In the records below, pick out all lines containing the word "this".

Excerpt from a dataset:
....

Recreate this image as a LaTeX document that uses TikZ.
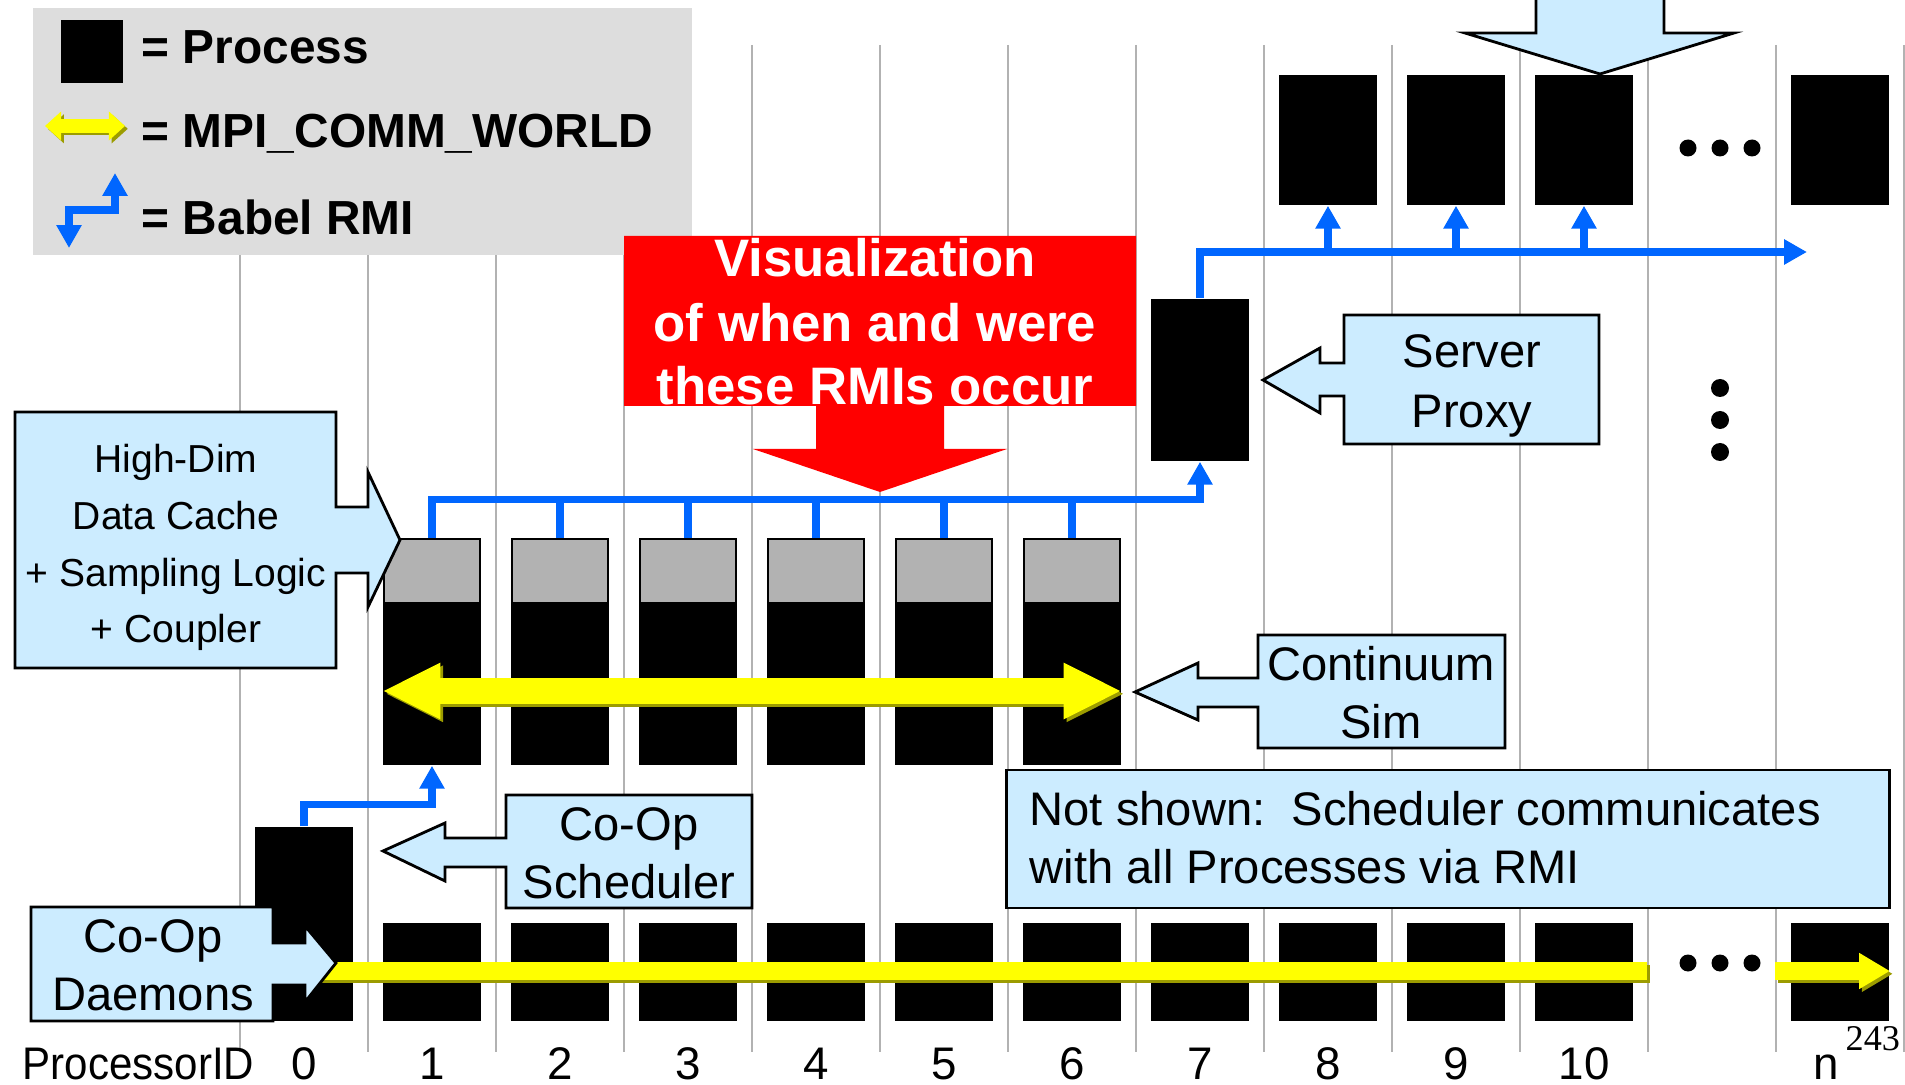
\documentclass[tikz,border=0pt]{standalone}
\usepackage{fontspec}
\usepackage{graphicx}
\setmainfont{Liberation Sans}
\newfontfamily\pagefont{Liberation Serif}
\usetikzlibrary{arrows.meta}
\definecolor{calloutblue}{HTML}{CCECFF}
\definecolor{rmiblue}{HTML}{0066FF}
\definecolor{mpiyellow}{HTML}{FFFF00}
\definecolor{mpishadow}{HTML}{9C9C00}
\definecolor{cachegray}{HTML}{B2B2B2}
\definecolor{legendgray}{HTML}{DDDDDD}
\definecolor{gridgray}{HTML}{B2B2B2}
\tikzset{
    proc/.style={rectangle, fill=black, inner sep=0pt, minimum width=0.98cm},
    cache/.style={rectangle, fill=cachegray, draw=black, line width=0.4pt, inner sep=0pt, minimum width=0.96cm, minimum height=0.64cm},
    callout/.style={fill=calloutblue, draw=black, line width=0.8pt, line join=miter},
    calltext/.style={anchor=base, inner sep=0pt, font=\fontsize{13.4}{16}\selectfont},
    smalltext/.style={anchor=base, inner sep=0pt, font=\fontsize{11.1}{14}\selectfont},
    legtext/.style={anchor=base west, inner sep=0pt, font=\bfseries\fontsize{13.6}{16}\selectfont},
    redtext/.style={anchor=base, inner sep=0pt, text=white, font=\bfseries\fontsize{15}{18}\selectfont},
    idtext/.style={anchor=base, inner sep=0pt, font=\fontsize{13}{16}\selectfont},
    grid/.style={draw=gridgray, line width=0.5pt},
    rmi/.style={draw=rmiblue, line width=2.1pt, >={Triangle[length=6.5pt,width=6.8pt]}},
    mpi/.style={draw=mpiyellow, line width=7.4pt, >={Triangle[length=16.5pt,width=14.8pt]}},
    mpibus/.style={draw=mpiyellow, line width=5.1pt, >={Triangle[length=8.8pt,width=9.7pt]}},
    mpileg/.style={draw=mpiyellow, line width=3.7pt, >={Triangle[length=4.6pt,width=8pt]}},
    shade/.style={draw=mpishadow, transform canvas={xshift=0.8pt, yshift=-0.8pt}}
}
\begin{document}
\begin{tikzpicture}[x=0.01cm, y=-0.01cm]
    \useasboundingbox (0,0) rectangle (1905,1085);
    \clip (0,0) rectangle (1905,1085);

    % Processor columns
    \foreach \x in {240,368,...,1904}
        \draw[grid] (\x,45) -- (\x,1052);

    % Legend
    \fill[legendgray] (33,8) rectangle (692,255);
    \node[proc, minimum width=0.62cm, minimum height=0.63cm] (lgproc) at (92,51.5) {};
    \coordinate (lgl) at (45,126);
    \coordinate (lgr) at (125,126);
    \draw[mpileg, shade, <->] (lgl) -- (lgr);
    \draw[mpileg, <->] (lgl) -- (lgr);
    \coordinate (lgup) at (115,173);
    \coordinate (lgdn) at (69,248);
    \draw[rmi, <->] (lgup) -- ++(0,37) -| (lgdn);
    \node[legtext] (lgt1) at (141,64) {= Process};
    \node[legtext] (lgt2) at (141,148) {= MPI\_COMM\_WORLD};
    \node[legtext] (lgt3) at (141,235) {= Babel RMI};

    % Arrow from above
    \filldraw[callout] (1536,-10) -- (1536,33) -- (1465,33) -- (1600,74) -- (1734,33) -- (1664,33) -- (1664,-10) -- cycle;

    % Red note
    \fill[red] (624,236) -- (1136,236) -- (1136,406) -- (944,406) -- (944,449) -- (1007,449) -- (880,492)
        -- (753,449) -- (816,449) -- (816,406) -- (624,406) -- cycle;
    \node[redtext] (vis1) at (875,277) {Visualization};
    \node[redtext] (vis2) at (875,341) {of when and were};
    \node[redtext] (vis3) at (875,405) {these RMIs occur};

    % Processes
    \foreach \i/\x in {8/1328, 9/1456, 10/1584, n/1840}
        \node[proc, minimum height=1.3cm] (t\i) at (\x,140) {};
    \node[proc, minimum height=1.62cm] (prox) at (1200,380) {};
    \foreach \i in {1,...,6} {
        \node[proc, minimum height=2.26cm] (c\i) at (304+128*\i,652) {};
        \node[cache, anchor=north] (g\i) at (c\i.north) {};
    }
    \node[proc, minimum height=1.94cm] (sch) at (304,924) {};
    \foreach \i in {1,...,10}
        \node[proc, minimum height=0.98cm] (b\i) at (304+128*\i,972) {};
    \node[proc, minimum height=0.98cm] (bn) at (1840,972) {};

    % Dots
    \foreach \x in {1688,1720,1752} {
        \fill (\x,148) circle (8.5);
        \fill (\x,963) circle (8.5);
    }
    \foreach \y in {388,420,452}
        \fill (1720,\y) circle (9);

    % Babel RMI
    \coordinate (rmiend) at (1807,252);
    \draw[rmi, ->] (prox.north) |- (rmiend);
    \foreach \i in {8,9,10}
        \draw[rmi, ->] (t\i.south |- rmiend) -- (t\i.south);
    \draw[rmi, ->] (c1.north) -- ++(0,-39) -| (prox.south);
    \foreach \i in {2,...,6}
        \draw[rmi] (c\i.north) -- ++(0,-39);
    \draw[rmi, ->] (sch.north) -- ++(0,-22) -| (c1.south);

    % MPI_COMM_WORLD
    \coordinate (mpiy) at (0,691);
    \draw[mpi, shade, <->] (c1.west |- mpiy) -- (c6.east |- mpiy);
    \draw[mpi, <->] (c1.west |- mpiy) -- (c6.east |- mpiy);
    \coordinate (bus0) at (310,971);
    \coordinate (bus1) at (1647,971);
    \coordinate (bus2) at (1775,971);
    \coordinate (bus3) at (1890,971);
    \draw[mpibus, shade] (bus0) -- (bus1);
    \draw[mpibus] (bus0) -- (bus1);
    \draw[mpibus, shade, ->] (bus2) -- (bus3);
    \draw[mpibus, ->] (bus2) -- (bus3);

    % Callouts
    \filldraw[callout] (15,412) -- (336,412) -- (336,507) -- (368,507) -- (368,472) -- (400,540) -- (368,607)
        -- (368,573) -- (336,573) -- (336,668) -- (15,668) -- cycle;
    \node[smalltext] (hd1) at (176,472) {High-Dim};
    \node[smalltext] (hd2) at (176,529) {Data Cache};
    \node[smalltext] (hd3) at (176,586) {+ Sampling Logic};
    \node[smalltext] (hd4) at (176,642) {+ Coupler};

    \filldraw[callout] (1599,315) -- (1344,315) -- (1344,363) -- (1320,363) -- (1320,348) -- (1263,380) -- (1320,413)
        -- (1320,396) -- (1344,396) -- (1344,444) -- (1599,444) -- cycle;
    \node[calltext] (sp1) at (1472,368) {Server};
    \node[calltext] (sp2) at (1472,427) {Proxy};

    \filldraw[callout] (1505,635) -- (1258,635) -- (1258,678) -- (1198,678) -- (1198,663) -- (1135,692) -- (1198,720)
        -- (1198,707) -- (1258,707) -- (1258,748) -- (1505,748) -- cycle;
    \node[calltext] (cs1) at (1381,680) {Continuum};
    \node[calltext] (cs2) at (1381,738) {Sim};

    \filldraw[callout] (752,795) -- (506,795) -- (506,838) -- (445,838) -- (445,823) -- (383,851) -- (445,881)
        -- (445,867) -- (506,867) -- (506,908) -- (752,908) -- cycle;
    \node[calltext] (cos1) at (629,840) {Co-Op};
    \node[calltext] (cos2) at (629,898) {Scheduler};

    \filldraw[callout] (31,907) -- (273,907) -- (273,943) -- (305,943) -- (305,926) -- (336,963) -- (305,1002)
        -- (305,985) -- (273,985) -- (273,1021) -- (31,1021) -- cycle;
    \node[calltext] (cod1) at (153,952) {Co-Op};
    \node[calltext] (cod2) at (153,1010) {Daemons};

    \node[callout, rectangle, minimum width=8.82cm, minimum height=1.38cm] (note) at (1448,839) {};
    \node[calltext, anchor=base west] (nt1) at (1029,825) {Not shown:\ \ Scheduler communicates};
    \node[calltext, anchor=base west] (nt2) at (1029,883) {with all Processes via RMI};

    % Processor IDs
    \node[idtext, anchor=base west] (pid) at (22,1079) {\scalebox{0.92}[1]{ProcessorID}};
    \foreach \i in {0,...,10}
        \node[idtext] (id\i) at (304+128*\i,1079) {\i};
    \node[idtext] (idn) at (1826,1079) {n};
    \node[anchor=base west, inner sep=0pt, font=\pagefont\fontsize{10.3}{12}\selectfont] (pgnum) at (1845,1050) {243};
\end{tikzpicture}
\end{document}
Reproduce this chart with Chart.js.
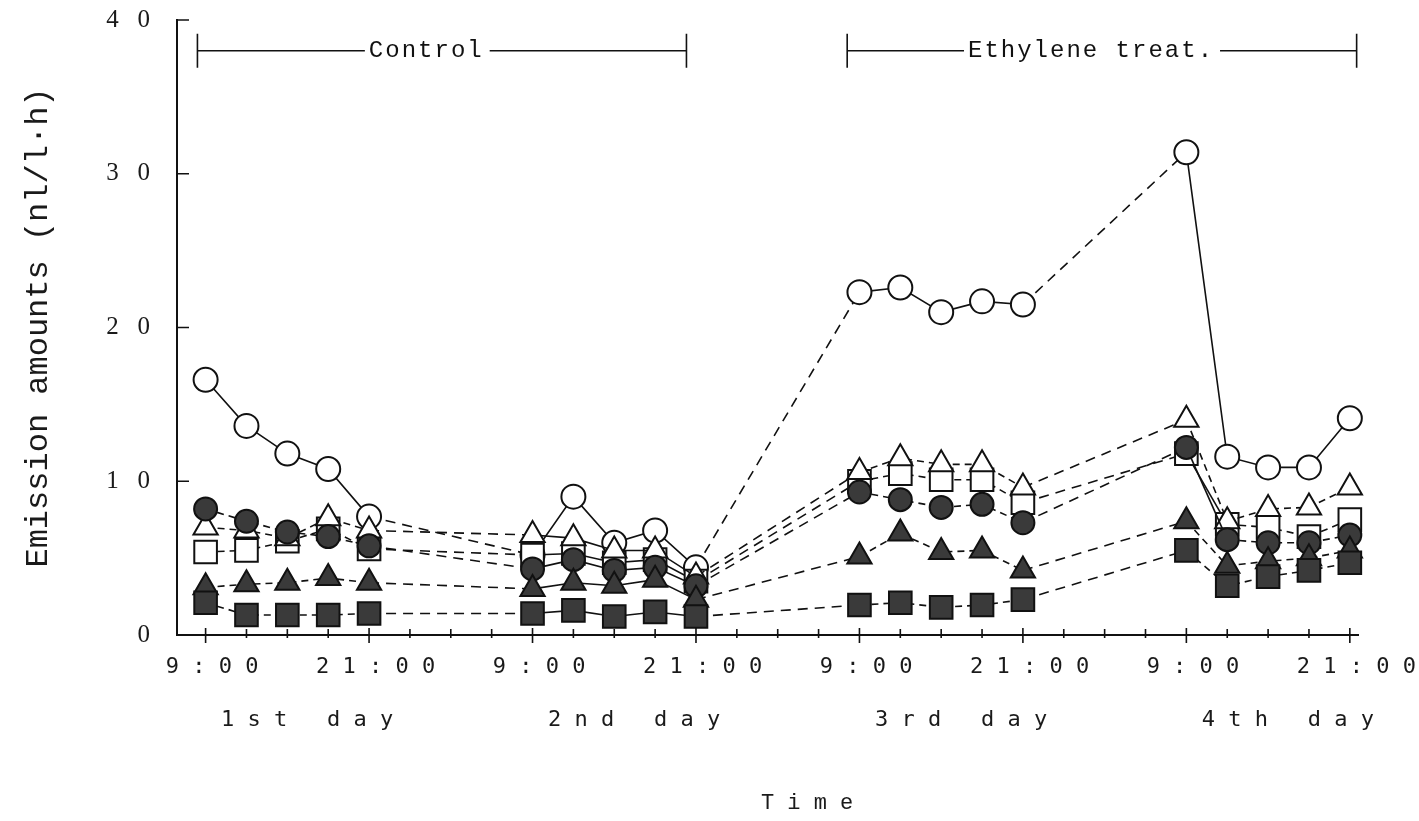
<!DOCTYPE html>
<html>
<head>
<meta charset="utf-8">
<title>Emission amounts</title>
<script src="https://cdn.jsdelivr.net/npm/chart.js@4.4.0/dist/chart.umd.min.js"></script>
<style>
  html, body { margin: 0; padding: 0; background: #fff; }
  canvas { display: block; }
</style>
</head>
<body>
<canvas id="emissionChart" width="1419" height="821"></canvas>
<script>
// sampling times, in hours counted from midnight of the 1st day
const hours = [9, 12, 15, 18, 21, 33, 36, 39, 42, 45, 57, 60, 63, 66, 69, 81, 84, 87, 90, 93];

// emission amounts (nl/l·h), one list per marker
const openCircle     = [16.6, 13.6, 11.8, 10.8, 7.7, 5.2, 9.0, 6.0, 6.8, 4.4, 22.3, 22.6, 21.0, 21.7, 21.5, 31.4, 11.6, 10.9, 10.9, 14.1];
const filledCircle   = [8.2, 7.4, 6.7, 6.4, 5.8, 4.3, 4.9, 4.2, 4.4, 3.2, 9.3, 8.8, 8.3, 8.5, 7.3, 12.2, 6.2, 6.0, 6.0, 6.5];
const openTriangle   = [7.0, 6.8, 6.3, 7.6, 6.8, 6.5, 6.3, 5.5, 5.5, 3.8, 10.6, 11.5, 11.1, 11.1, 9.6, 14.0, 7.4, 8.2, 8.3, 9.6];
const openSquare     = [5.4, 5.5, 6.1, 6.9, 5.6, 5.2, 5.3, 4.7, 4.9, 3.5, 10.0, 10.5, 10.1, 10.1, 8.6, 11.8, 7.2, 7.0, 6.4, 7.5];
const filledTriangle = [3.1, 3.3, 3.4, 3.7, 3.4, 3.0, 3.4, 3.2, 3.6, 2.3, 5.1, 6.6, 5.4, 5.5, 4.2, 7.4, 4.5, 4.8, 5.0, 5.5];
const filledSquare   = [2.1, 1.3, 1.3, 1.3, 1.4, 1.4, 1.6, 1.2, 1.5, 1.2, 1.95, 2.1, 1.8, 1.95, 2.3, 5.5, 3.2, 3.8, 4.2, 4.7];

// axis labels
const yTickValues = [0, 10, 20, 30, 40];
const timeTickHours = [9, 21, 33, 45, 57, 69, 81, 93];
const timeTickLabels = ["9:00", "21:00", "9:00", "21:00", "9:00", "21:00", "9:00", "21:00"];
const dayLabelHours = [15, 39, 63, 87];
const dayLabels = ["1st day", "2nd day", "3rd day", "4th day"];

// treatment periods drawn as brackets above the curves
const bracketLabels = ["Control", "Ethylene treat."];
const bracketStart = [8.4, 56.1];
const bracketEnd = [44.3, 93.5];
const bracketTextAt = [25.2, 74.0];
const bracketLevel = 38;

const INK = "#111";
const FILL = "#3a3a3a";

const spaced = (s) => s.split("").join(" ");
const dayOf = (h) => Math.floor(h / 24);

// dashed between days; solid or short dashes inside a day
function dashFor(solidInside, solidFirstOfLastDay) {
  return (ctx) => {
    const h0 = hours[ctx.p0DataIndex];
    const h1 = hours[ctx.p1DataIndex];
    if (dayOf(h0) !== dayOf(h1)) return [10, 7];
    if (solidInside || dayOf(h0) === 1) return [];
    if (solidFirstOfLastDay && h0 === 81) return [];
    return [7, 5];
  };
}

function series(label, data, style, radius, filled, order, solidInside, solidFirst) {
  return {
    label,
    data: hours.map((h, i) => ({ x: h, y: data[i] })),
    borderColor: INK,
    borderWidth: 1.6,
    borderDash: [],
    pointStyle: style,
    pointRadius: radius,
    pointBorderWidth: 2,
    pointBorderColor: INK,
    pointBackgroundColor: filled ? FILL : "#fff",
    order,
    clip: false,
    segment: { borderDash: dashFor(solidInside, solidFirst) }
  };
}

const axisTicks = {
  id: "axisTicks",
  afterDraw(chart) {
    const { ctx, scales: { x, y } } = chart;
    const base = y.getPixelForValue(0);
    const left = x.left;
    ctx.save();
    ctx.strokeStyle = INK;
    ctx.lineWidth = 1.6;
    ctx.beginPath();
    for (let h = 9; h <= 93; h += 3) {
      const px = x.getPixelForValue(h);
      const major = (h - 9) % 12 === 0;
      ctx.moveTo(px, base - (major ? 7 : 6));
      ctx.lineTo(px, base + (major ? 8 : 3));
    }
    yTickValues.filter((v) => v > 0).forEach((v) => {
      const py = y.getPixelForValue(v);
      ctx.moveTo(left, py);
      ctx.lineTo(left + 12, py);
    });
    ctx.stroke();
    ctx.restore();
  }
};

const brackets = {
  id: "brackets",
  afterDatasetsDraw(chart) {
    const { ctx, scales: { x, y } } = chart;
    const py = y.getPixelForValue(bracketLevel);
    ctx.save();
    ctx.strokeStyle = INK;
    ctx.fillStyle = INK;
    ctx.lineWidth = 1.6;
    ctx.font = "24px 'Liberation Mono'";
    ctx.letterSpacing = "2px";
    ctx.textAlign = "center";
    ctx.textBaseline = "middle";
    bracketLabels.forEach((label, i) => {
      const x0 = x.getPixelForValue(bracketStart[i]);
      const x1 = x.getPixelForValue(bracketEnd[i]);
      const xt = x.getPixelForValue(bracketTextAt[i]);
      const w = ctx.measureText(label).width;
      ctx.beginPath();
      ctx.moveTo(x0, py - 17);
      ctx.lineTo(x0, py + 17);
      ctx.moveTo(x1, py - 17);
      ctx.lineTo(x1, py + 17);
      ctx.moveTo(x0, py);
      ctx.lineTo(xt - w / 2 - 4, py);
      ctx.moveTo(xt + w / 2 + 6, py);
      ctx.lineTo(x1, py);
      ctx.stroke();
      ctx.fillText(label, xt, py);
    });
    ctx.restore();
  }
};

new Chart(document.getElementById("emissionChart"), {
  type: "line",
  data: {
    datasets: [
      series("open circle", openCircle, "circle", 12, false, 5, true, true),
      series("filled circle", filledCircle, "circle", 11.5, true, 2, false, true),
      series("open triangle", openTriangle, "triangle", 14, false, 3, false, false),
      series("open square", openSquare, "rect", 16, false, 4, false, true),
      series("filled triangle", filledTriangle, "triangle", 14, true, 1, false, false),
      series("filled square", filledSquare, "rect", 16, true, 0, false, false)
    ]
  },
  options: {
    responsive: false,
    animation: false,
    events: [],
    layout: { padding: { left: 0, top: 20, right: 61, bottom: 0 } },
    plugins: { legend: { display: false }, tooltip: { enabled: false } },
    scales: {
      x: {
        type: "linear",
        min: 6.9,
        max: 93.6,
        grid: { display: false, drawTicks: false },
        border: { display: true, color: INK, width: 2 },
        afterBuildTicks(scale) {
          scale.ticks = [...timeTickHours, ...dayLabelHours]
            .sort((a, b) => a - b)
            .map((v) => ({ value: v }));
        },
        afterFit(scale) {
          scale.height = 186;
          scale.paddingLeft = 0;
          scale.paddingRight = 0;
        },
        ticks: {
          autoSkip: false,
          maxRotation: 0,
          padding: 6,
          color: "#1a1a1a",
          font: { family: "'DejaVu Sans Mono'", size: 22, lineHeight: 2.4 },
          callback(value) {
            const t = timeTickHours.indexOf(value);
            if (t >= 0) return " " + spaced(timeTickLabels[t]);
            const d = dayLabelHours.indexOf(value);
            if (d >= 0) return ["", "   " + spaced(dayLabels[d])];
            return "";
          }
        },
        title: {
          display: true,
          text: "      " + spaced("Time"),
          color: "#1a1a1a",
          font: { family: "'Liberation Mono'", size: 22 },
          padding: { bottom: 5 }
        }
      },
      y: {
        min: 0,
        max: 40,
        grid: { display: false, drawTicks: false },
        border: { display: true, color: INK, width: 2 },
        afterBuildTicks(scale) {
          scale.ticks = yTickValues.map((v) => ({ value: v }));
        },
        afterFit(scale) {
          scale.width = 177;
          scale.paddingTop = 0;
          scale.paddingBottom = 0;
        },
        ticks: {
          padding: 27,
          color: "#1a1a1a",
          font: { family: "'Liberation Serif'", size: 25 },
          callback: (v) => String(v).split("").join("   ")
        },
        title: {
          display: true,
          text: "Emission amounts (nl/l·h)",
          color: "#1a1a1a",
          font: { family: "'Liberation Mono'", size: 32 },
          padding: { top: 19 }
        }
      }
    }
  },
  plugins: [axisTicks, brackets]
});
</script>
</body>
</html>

....

▶ _Final result_
Recreate this image as a LaTeX document that uses TikZ.
Reproduce this chart with Chart.js.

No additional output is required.